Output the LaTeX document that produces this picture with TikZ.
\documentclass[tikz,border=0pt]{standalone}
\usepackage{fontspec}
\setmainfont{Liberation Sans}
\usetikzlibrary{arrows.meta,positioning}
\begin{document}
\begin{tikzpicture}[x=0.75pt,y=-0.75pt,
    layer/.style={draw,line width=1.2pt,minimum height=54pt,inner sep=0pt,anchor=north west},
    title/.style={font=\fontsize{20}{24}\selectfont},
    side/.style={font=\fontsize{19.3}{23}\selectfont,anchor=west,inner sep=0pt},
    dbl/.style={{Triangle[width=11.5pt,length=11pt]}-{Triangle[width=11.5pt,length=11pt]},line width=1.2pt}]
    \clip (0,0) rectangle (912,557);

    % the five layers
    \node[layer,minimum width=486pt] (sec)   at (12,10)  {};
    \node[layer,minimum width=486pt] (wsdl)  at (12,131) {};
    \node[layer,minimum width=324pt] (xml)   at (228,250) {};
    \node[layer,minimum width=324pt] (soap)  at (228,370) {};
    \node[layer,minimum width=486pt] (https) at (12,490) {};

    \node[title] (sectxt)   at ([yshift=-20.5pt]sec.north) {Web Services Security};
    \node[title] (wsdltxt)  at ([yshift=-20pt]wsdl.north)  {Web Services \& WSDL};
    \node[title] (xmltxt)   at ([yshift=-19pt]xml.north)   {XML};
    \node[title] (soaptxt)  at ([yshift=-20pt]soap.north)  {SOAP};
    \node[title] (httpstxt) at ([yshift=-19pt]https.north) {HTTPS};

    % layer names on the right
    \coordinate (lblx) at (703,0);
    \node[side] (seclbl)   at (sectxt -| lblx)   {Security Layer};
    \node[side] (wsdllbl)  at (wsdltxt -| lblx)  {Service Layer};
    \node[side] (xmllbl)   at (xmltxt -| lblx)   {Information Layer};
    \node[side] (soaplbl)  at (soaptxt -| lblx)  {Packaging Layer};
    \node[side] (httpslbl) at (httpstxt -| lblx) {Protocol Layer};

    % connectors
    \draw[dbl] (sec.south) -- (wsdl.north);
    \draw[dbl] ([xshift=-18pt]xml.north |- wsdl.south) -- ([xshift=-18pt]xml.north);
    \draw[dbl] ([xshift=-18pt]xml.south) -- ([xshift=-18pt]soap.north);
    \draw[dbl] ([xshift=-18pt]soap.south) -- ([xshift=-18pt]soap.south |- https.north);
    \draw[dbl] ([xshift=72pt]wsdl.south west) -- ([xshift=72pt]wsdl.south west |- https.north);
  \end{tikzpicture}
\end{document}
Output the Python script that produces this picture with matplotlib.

* * *

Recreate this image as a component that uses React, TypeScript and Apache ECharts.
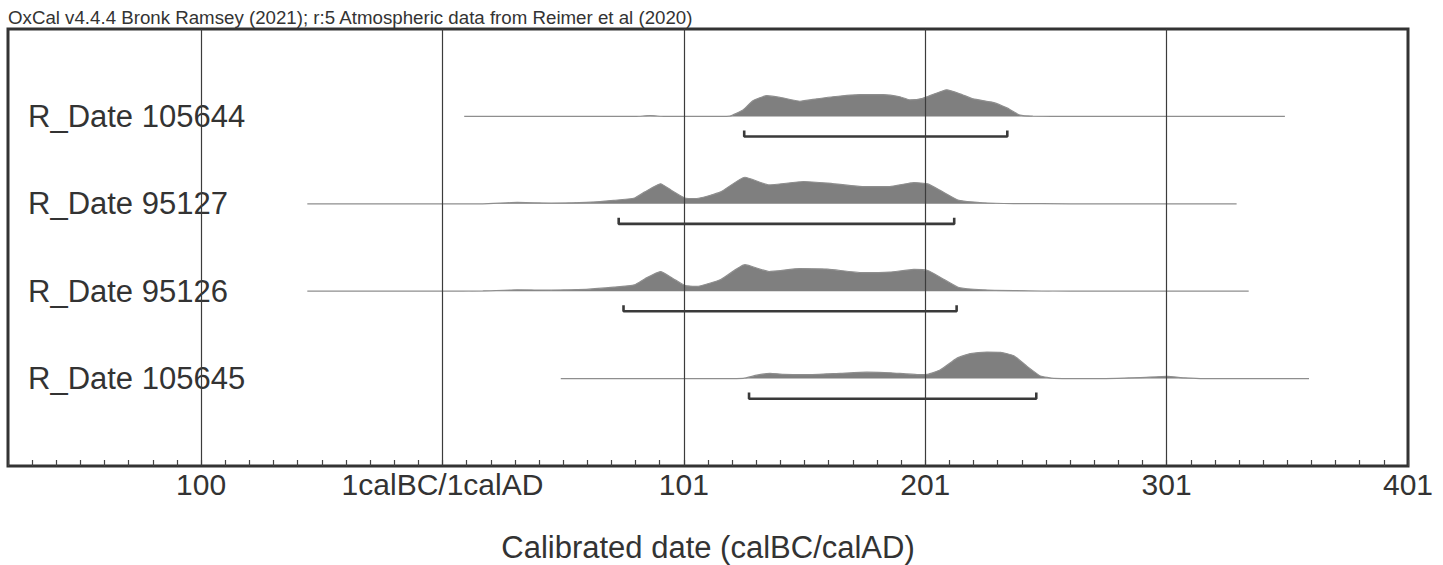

**Problem to work on**
Return the exact lines from the line with "Output the LaTeX" to the line with "(0,0) rectangle (912,557);", inclusive of both, with nothing added.

**Response to this task**
Output the LaTeX document that produces this picture with TikZ.
\documentclass[tikz,border=0pt]{standalone}
\usepackage{fontspec}
\setmainfont{Liberation Sans}
\usetikzlibrary{arrows.meta,positioning}
\begin{document}
\begin{tikzpicture}[x=0.75pt,y=-0.75pt,
    layer/.style={draw,line width=1.2pt,minimum height=54pt,inner sep=0pt,anchor=north west},
    title/.style={font=\fontsize{20}{24}\selectfont},
    side/.style={font=\fontsize{19.3}{23}\selectfont,anchor=west,inner sep=0pt},
    dbl/.style={{Triangle[width=11.5pt,length=11pt]}-{Triangle[width=11.5pt,length=11pt]},line width=1.2pt}]
    \clip (0,0) rectangle (912,557);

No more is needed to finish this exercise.